Connaissance de la reliure: la Reliure à l’éventail

Amis Bibliophiles bonjour,
Pour fêter les sept ans du Blog, j’ai le plaisir de vous proposer un message sur la reliure à l’éventail.
Hugues nous avait présenté voici longtemps en quelques mots le décor à l’éventail, autrement appelé par raccourcis abusif « reliure à l’éventail ».
Il s’agit en effet d’un décor des plats, doré  aux petits fers, inscrit dans un encadrement doré « à la Du Seuil ». Au centre s’épanouit une rosace formée de pétales à terminaisons arrondies concentriques couronnés et prolongés de petits fers. Aux angles du cadre intérieur se logent quatre compositions utilisant les mêmes fers en quart de cercle qui évoquent des éventails.
Le relieur quasi mythique, Le Gascon (ou Gascon) actif dès 1622, serait à l’origine de ce décor. En fait, il semble que les relieurs italiens aient été les précurseurs à la fin du XVIe siècle. Au moins attribue-t-on  à Le Gascon les plus raffinés et les plus beaux spécimens de ce rare décor, poussé sur un beau maroquin incarnat. Raphael Esmérian possédait un exemplaire de la vulgate in-12 de 1630 ainsi orné (reproduit dans son catalogue et dans l’ouvrage de Devauchelle). Il identifiait, dans l’annexe de son catalogue,  deux autres reliures de Le Gascon à décor à l’éventail, l’une conservée à Chantilly, l’autre provenant de la vente Didot.  Le volume de Chantilly est reproduit dans l’ouvrage « Reliures françaises du XVIIIe siècle, chefs d’œuvre du musée Condé » d’Isabelle de Conihout et Pascal Ract-Madoux. Les deux auteurs en profitent pour localiser deux autres petits volumes à la Bnf et un in-4 de 1625 à la Mazarine.  La date d’exécution de ces reliures est habituellement fixée vers 1630, plutôt d’ailleurs dans les quelques années qui suivirent. 
Biblia Sacra, Bibliothèque de Chantilly
Ce décor se rencontre habituellement donc sur des volumes de petit format mais le  livre reproduit ci-dessous est un grand in-folio attribuable à Le Gascon, sur un manuscrit généalogique daté de 1634.
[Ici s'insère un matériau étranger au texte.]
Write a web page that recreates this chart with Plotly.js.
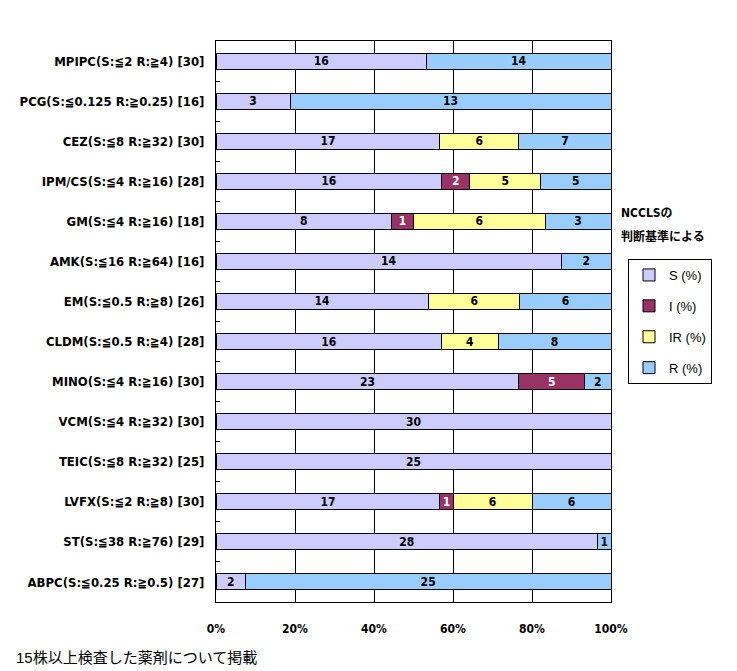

Ce type de décor (sans le fer à pétale arrondi)  gagna ensuite les reliures d’agonothètes. Le centre de la rosace est alors occupé par les armes du donateur. Le maroquin trop onéreux est remplacé par un veau ou une basane.  Un livre de ce type passa en vente samedi 30 mars 2014 à Versailles (N°116).  L’exemplaire ci-dessous aux armes de Thiersault (OHR 2146), conserve son ex-praemio de 1640. Le relieur est « l’imitateur de Le Gascon » identifié par Raphaël Esmerian.

En France au XVIIIe siècle on rencontre quelques reliures aux éventails en écoinçons sans la rosace au centre du plat.
Au XIXe siècle, la mode est aux décors rétrospectifs. Bozérian et Simier réinventent ce décor au moyen de grands fers à dorer à l’éventail en écoinçons. Simier utilise  un grand fer  de ce type sur une reliure mosaïquée aux armes de Marie Caroline, duchesse de Berry, (reproduite  par Devauchelle) et sur une autre reliure, au chiffre cette fois, de la même duchesse qui figura dans la collection Descamps-Scrive (catalogue romantiques N°462). Plus anecdotique, le relieur Gustave Durville de Montpellier utilise aussi ces mêmes écoinçons à l’éventail (Culot, planche 86).
Au-delà de nos frontières, en dehors de  l’Italie, ce type de décor se retrouve en Espagne au XVIIe siècle largement surchargé et en Angleterre dans une interprétation mosaïquée peu élégante.